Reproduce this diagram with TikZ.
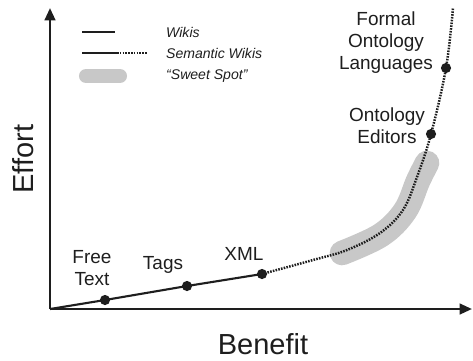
\documentclass[tikz,border=0pt]{standalone}
\usepackage{fontspec}
\setmainfont{Liberation Sans}
\usepackage{tikz}
\usetikzlibrary{arrows.meta}
\usetikzlibrary{positioning}
\definecolor{bandgray}{RGB}{200,200,200}
\definecolor{inkgray}{RGB}{30,30,30}
\tikzset{
    >={Triangle[length=7pt,width=6pt]},
    axis/.style={draw=inkgray, line width=1.4pt},
    wiki/.style={draw=inkgray, line width=1.2pt},
    semwiki/.style={draw=inkgray, line width=1.4pt, dash pattern=on 0.9pt off 0.7pt},
    sweet/.style={draw=bandgray, line width=14pt, line cap=round, line join=round},
    dot/.style={circle, fill=inkgray, inner sep=0pt, minimum size=5.8pt},
    lbl/.style={text=inkgray, font=\fontsize{10.8}{12.5}\selectfont, align=center},
    legend/.style={text=inkgray, font=\fontsize{8}{9}\selectfont\itshape, anchor=west},
    axislbl/.style={text=inkgray, font=\fontsize{16.5}{18}\selectfont},
}

\begin{document}
\begin{tikzpicture}[x=0.02cm, y=-0.02cm]
\useasboundingbox (0,0) rectangle (473,360);

% axes
\coordinate (o) at (50,309);
\coordinate (ytip) at (50,8);
\coordinate (xtip) at (472,309);
\draw[axis,->] (o) -- (ytip);
\draw[axis,->] (o) -- (xtip);
\node[axislbl, rotate=90] (effort) at (23,159) {Effort};
\node[axislbl] (benefit) at (263,344) {Benefit};

% legend
\coordinate (wa) at (82,32);
\coordinate (wb) at (115,32);
\coordinate (sa) at (82,53);
\coordinate (sb) at (117,53);
\coordinate (sc) at (147,53);
\coordinate (pa) at (86,76);
\coordinate (pb) at (120,76);
\draw[wiki] (wa) -- (wb);
\draw[wiki] (sa) -- (sb);
\draw[semwiki, line width=1pt] (sb) -- (sc);
\draw[sweet, line width=8pt] (pa) -- (pb);
\node[legend] (lwiki) at (160,32) {Wikis};
\node[legend] (lsem) at (160,53) {Semantic Wikis};
\node[legend] (lsweet) at (160,76) {``Sweet Spot''};

% sweet spot
\coordinate (ssa) at (342,253);
\coordinate (ssb) at (427,163);
\draw[sweet] plot[smooth, tension=0.6] coordinates {(ssa) (381,235) (405,211) (418,181) (ssb)};

% points
\node[dot] (free) at (105,300) {};
\node[dot] (tags) at (187,286) {};
\node[dot] (xml) at (262,274) {};
\node[dot] (editors) at (431,134) {};
\node[dot] (lang) at (446,68) {};
\coordinate (top) at (453,8);

\draw[wiki] (o) -- (free.center) -- (tags.center) -- (xml.center);
\draw[semwiki] plot[smooth, tension=0.6] coordinates {(xml.center) (313,260) (347,250)
    (380,233) (403,210) (417,177) (editors.center) (lang.center) (top)};

\node[lbl] (lfree) at (92,268) {Free\\Text};
\node[lbl] (ltags) at (163,265) {Tags};
\node[lbl] (lxml) at (244,254) {XML};
\node[lbl] (leditors) at (387,126) {Ontology\\Editors};
\node[lbl] (llang) at (386,43) {Formal\\Ontology\\Languages};
\end{tikzpicture}
\end{document}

• WRITTEN TASK: Pictures are excluded; extract exactly the lines from the start of the data through the line that holds "(benefit) at (263,344)", both ends included.

• SOLUTION FOR THIS PROBLEM:
Reproduce this diagram with TikZ.
\documentclass[tikz,border=0pt]{standalone}
\usepackage{fontspec}
\setmainfont{Liberation Sans}
\usepackage{tikz}
\usetikzlibrary{arrows.meta}
\usetikzlibrary{positioning}
\definecolor{bandgray}{RGB}{200,200,200}
\definecolor{inkgray}{RGB}{30,30,30}
\tikzset{
    >={Triangle[length=7pt,width=6pt]},
    axis/.style={draw=inkgray, line width=1.4pt},
    wiki/.style={draw=inkgray, line width=1.2pt},
    semwiki/.style={draw=inkgray, line width=1.4pt, dash pattern=on 0.9pt off 0.7pt},
    sweet/.style={draw=bandgray, line width=14pt, line cap=round, line join=round},
    dot/.style={circle, fill=inkgray, inner sep=0pt, minimum size=5.8pt},
    lbl/.style={text=inkgray, font=\fontsize{10.8}{12.5}\selectfont, align=center},
    legend/.style={text=inkgray, font=\fontsize{8}{9}\selectfont\itshape, anchor=west},
    axislbl/.style={text=inkgray, font=\fontsize{16.5}{18}\selectfont},
}

\begin{document}
\begin{tikzpicture}[x=0.02cm, y=-0.02cm]
\useasboundingbox (0,0) rectangle (473,360);

% axes
\coordinate (o) at (50,309);
\coordinate (ytip) at (50,8);
\coordinate (xtip) at (472,309);
\draw[axis,->] (o) -- (ytip);
\draw[axis,->] (o) -- (xtip);
\node[axislbl, rotate=90] (effort) at (23,159) {Effort};
\node[axislbl] (benefit) at (263,344) {Benefit};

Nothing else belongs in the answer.